Further, I’d note that section 3.2.28 (page 2693) defines a workbookPr (Workbook Properties) element with several attributes including the following flag:
date1904 (Date 1904)
Specifies a boolean value that indicates whether the date systems used in the workbook starts in 1904.
A value of on, 1, or true indicates the date system starts in 1904.
A value of off, 0, or false indicates the workbook uses the 1900 date system, where 1/1/1900 is the first day in the system.
The default value for this attribute is false.
What is so special about 1904 you might ask?
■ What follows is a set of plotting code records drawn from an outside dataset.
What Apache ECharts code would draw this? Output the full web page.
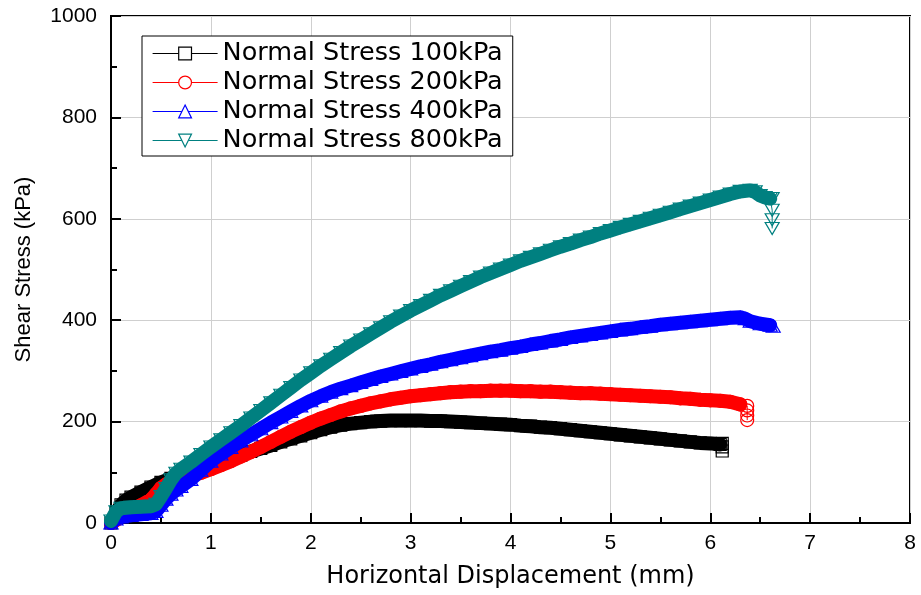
<!DOCTYPE html>
<html>
<head>
<meta charset="utf-8">
<script src="https://cdn.jsdelivr.net/npm/echarts@6/dist/echarts.min.js"></script>
<style>
html,body{margin:0;padding:0;background:#fff;}
#chart{width:921px;height:595px;}
</style>
</head>
<body>
<div id="chart"></div>
<script>
// ---- data (horizontal displacement mm, shear stress kPa) ----
const seriesNames = ['Normal Stress 100kPa','Normal Stress 200kPa','Normal Stress 400kPa','Normal Stress 800kPa'];
const xTicks = [0,1,2,3,4,5,6,7,8];
const yTicks = [0,200,400,600,800,1000];

const s100 = [[0,0],[0.05,20],[0.1,36],[0.15,45],[0.2,51],[0.3,61],[0.4,71],[0.5,80],[0.6,88],[0.7,95],[0.8,102],[0.9,108],[1.0,114],[1.1,120],[1.2,127],[1.3,134],[1.4,141],[1.5,147],[1.6,153],[1.7,160],[1.8,166],[1.9,172],[2.0,178],[2.1,184],[2.2,189],[2.3,193],[2.4,196],[2.5,198],[2.6,200],[2.7,201],[2.8,202],[2.9,202],[3.0,202],[3.1,202],[3.2,201],[3.3,201],[3.4,200],[3.5,199],[3.6,198],[3.7,197],[3.8,196],[3.9,195],[4.0,194],[4.1,192],[4.2,191],[4.3,189],[4.4,188],[4.5,186],[4.6,184],[4.7,182],[4.8,180],[4.9,178],[5.0,176],[5.1,174],[5.2,172],[5.3,170],[5.4,168],[5.5,166],[5.6,164],[5.7,162],[5.8,160],[5.9,158],[6.0,157],[6.1,155]];
const tail100 = [[6.12,157],[6.12,150],[6.12,142]];

const s200 = [[0,0],[0.05,6],[0.1,13],[0.15,19],[0.2,25],[0.3,35],[0.4,46],[0.45,57],[0.5,69],[0.55,76],[0.6,80],[0.7,87],[0.8,93],[0.9,99],[1.0,106],[1.1,114],[1.2,122],[1.3,131],[1.4,140],[1.5,150],[1.6,160],[1.7,170],[1.8,180],[1.9,189],[2.0,198],[2.1,206],[2.2,213],[2.3,220],[2.4,226],[2.5,231],[2.6,236],[2.7,240],[2.8,244],[2.9,247],[3.0,250],[3.1,252],[3.2,254],[3.3,256],[3.4,258],[3.5,259],[3.6,260],[3.7,260],[3.8,261],[3.9,261],[4.0,261],[4.1,260],[4.2,260],[4.3,259],[4.4,259],[4.5,258],[4.6,257],[4.7,256],[4.8,256],[4.9,255],[5.0,254],[5.1,253],[5.2,252],[5.3,251],[5.4,250],[5.5,249],[5.6,248],[5.7,246],[5.8,245],[5.9,243],[6.0,242],[6.1,241],[6.2,239],[6.3,234]];
const tail200 = [[6.37,231],[6.37,222],[6.37,212],[6.37,203]];

const s400 = [[0,0],[0.05,8],[0.1,12],[0.2,15],[0.3,17],[0.4,19],[0.45,23],[0.5,35],[0.55,47],[0.6,57],[0.65,65],[0.7,72],[0.8,86],[0.9,104],[1.0,122],[1.1,136],[1.2,149],[1.3,162],[1.4,174],[1.5,186],[1.6,198],[1.7,209],[1.8,220],[1.9,231],[2.0,241],[2.1,250],[2.2,258],[2.3,265],[2.4,271],[2.5,277],[2.6,283],[2.7,289],[2.8,294],[2.9,299],[3.0,304],[3.1,309],[3.2,313],[3.3,318],[3.4,322],[3.5,326],[3.6,330],[3.7,334],[3.8,338],[3.9,341],[4.0,345],[4.1,348],[4.2,352],[4.3,355],[4.4,359],[4.5,362],[4.6,366],[4.7,369],[4.8,372],[4.9,375],[5.0,378],[5.1,381],[5.2,383],[5.3,386],[5.4,388],[5.5,391],[5.6,393],[5.7,395],[5.8,397],[5.9,399],[6.0,401],[6.1,403],[6.2,405],[6.3,406],[6.35,403],[6.4,398],[6.5,393],[6.6,390]];
const tail400 = [[6.63,388]];

const s800 = [[0,4],[0.05,22],[0.1,29],[0.2,31],[0.3,32],[0.4,33],[0.45,37],[0.5,52],[0.55,68],[0.6,85],[0.65,98],[0.7,106],[0.8,120],[0.9,135],[1.0,150],[1.1,164],[1.2,178],[1.3,192],[1.4,207],[1.5,222],[1.6,237],[1.7,252],[1.8,267],[1.9,282],[2.0,296],[2.1,310],[2.2,323],[2.3,336],[2.4,349],[2.5,361],[2.6,373],[2.7,385],[2.8,397],[2.9,408],[3.0,419],[3.1,429],[3.2,439],[3.3,449],[3.4,458],[3.5,467],[3.6,476],[3.7,485],[3.8,493],[3.9,501],[4.0,509],[4.1,517],[4.2,524],[4.3,531],[4.4,538],[4.5,545],[4.6,551],[4.7,558],[4.8,564],[4.9,571],[5.0,577],[5.1,583],[5.2,589],[5.3,595],[5.4,601],[5.5,607],[5.6,613],[5.7,619],[5.8,625],[5.9,631],[6.0,637],[6.1,643],[6.2,649],[6.3,654],[6.4,656],[6.45,653],[6.5,646],[6.55,642],[6.6,640]];
const tail800 = [[6.62,640],[6.62,617],[6.62,598],[6.62,581]];

// ---- styling ----
const colors = ['#000000','#ff0000','#0000ff','#008080'];
const symbols = ['rect','circle','triangle','triangle'];
const symbolRotates = [0,0,0,180];
const symbolSizes = [12,13,[14,12],[14,12]];
const mains = [s100,s200,s400,s800];
const tails = [tail100,tail200,tail400,tail800];
const arialLike = "'Liberation Sans', Arial, Helvetica, sans-serif";

const series = [];
seriesNames.forEach(function(name,i){
  series.push({
    name: name, type:'line', z: 10+2*i+1,
    data: mains[i].concat(tails[i]),
    symbol: symbols[i], symbolRotate: symbolRotates[i], symbolSize: symbolSizes[i],
    showAllSymbol: true,
    itemStyle:{color:'rgba(0,0,0,0)', borderColor: colors[i], borderWidth:1.2},
    lineStyle:{color: colors[i], width:1},
    emphasis:{disabled:true}
  });
  series.push({
    name: name, type:'line', z: 10+2*i,
    data: mains[i],
    symbol:'none',
    lineStyle:{color: colors[i], width:14, cap:'round', join:'round'},
    emphasis:{disabled:true}
  });
});

const axisCommon = {
  axisLine:{show:true, onZero:false, lineStyle:{color:'#000', width:2}},
  axisTick:{show:true, inside:true, length:10, lineStyle:{color:'#000', width:2}},
  minorTick:{show:true, splitNumber:2, length:6, lineStyle:{color:'#000', width:2}},
  splitLine:{show:true, lineStyle:{color:'#cfcfcf', width:1}},
};

const chart = echarts.init(document.getElementById('chart'), null, {renderer:'canvas'});
chart.setOption({
  animation:false,
  backgroundColor:'#fff',
  grid:{left:111, right:11, top:16, bottom:72, show:true, borderColor:'#000', borderWidth:2, backgroundColor:'transparent'},
  xAxis: Object.assign({}, axisCommon, {
    type:'value', min:xTicks[0], max:xTicks[xTicks.length-1], interval:1,
    axisLabel:{color:'#000', fontSize:21, fontFamily:arialLike, margin:10, formatter:function(v){return String(v);}},
    name:'Horizontal Displacement (mm)', nameLocation:'middle', nameGap:42,
    nameTextStyle:{color:'#000', fontSize:24, fontFamily:'DejaVu Sans'}
  }),
  yAxis: Object.assign({}, axisCommon, {
    type:'value', min:yTicks[0], max:yTicks[yTicks.length-1], interval:200,
    axisLabel:{color:'#000', fontSize:21, fontFamily:arialLike, margin:14, formatter:function(v){return String(v);}},
    name:'Shear Stress (kPa)', nameLocation:'middle', nameGap:76,
    nameTextStyle:{color:'#000', fontSize:22, fontFamily:arialLike}
  }),
  legend:{
    orient:'vertical', left:142, top:36,
    backgroundColor:'#fff', borderColor:'#000', borderWidth:1, borderRadius:0,
    padding:[3,10,1,10], itemGap:0, itemWidth:65, itemHeight:16,
    textStyle:{color:'#000', fontSize:25.5, fontFamily:'DejaVu Sans', lineHeight:29},
    data: seriesNames.map(function(n,i){
      return {name:n, itemStyle:{color:'#fff', borderColor:colors[i], borderWidth:1.2},
              lineStyle:{color:colors[i], width:1.2}};
    })
  },
  series: series
});
</script>
</body>
</html>
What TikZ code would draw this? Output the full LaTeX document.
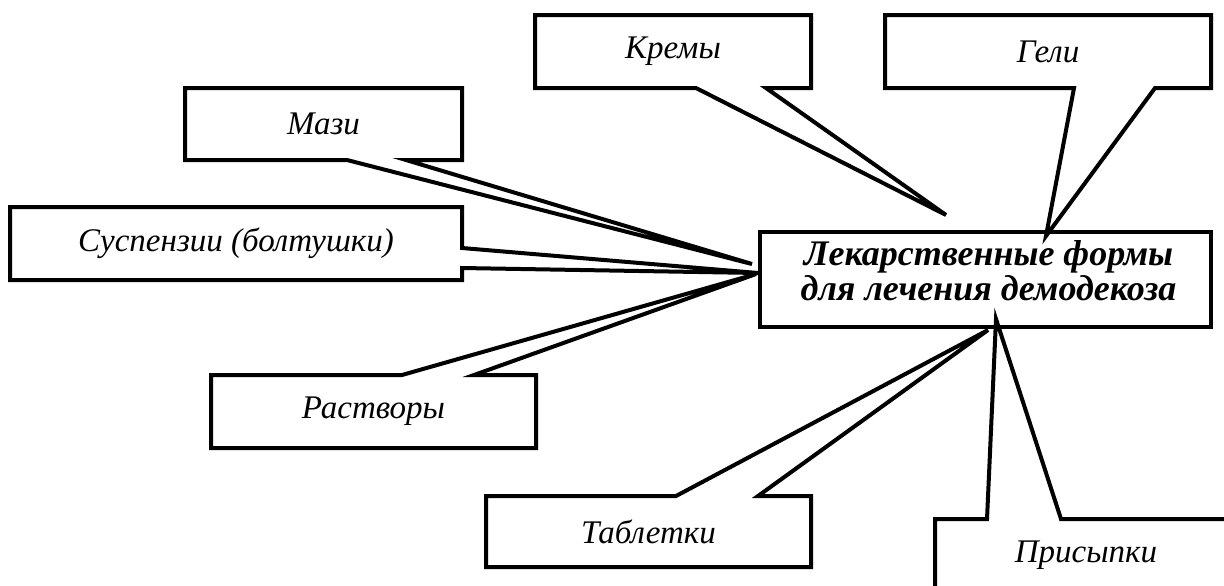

This is another legacy problem with Excel, that implementations of Excel on the Mac, for reasons unknown to me, had an internal date origin of January 1st, 1904 rather than January 1st, 1900. This is unfortunate for Microsoft’s Mac Business Unit, and has likely been a source of frustration for them, needing to maintain these two date origins in their internal code.
But why is this my problem? Why should a standard XML format care about what Excel does on the Mac? Why should it care about any vendor’s quirks? If RobOffice (a fictional example) wants to internally use a date origin of March 15th, 1903 then that is my business. In my implementation I can do whatever I want. But when it comes to writing a file format standard, then the caprices of my implementation should not become a requirement for all other users of the file format. Further, if I cannot make up my mind and choose a single date origin then my indecisions should not cause other implementations to require extra code because of my indecision.
So there you have it, two ways in which Microsoft has created a needlessly complicated file format, and made your life more difficult if you are trying to work with this format, all to the exclusive advantage of their implementation. I wish I could assure you that this is an isolated example of this approach in OOXML But sadly, it is the rule, not the exception.